Get rid of IT jargon to drive business transformation
AI; IOT; cloud – public, private and hybrid; edge; big data; machine learning; 4IR: 5G; algorithms; clickbait; smart (smart anything, smart everything); BYOD; EUD; SaaS, IaaS, CaaS and PaaS; ERP; CRM; BPM; phishing, smishing, vishing; malware, ransomware; data-driven, actionable analytics; front-end, back-end; uptime, downtime; augmented reality; virtual reality, virtual machines, VPNs; robotics; Industry 4.0, Industry 5.0… digital transformation.
The IT world is filled with jargon and buzzwords, all awash in an alphabet soup of abbreviations and acronyms.
“It’s time to get rid of the jargon – at least when speaking to non-IT people,” says Vibhu Kapoor, Regional Vice-President, Epicor Software, Middle East, Africa and India. “Buzzwords are fine when appropriate; using them all the time can be a form of laziness. Because they are not readily understood, they often present an impenetrable barrier that prevents non-techie individuals from fully understanding the benefits of what the industry has to offer.”
Kapoor points out that given the pace of technological innovation, new words are being added to the growing list of tech jargon all the time – so much so that it’s sometimes difficult even for those within the industry to keep up, let alone those outside the industry for whom IT advances are expected to benefit.
Another problem is that many buzzwords, particularly those that are not directly linked to a specific technology such as VPN or 5G, often come to mean different things to different people. An example of one that has become so widely used and abused as to have lost coherent meaning is “digital transformation”. To some it refers purely to the technology that enables widespread automation of processes; to others it is all about moving to the cloud; while for others, the focus is on cultural change and driving business value.
“Because of the term – digital transformation – the focus is being directed at the technology rather than what the technology can do for business, and what the business is trying to achieve. Perhaps it would be less confusing if the term was changed to emphasise what it really is all about – business transformation and adaptation,” Kapoor says.
Also problematic are concepts such as Industry 4.0, which in a manufacturing environment could be interpreted to mean having a manufacturing sector governed by data. However, in other environments, Industry 4.0 is regarded as being synonymous with 4IR or “smart” environments in which everything communicates and is connected to everything else.
“If we want to make it easier for businesses and other economic sectors to truly benefit from technology, those of us who work in the IT industry – the technology specialists and providers – have to make it easier for our potential customers to understand exactly how the technology can make their lives easier, add value to their business and deliver bottom-line benefits. This means we have to learn to discuss the application of transformative technology in terms that users can understand,” Kapoor adds.

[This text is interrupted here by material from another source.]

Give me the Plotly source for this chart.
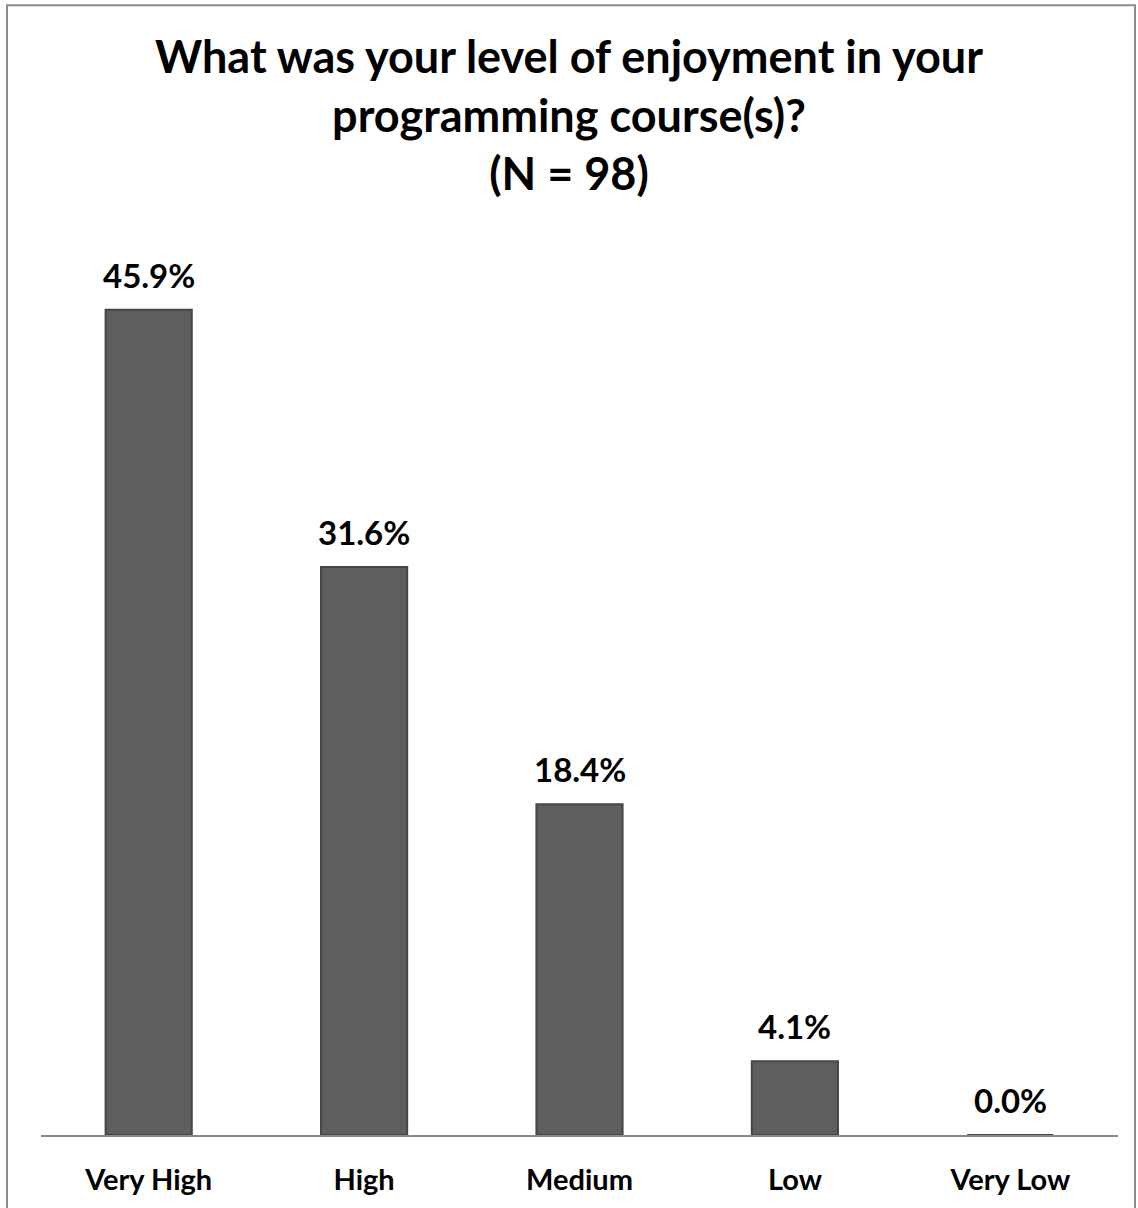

He acknowledges that Epicor is as much to blame for the lazy use of jargon as most others in the industry.
“It was during our recent rebranding effort that Epicor came to realise that while we were adept at explaining what our software could do, we weren’t doing a great job at explaining its benefits to users in language they could understand. And if they could not understand it, how could we, as a supplier, expect them to embrace the change a digital landscape shift would entail?”
According to Kapoor, delivering the benefits of technology to business requires suppliers to frame the benefits in terms of their potential for business transformation and communicate this in a common language.
He believes that technologies such as the cloud, internet of things and automation, among others, could play an important role in helping organisations survive and even thrive in today’s uncertain world. However, this would require the removal of barriers to access those technologies, including language barriers.
“You don’t need to know the jargon of the energy industry to benefit from electricity; nor should you need to know the jargon of IT or how it works to benefit from it. The IT industry as a whole needs to make a commitment to removing jargon from our client-facing lexicon. This may be easier said than done, but if we work hard at building a common language that we can all understand, we will be able to benefit from transformation sooner rather than later,” Kapoor concludes.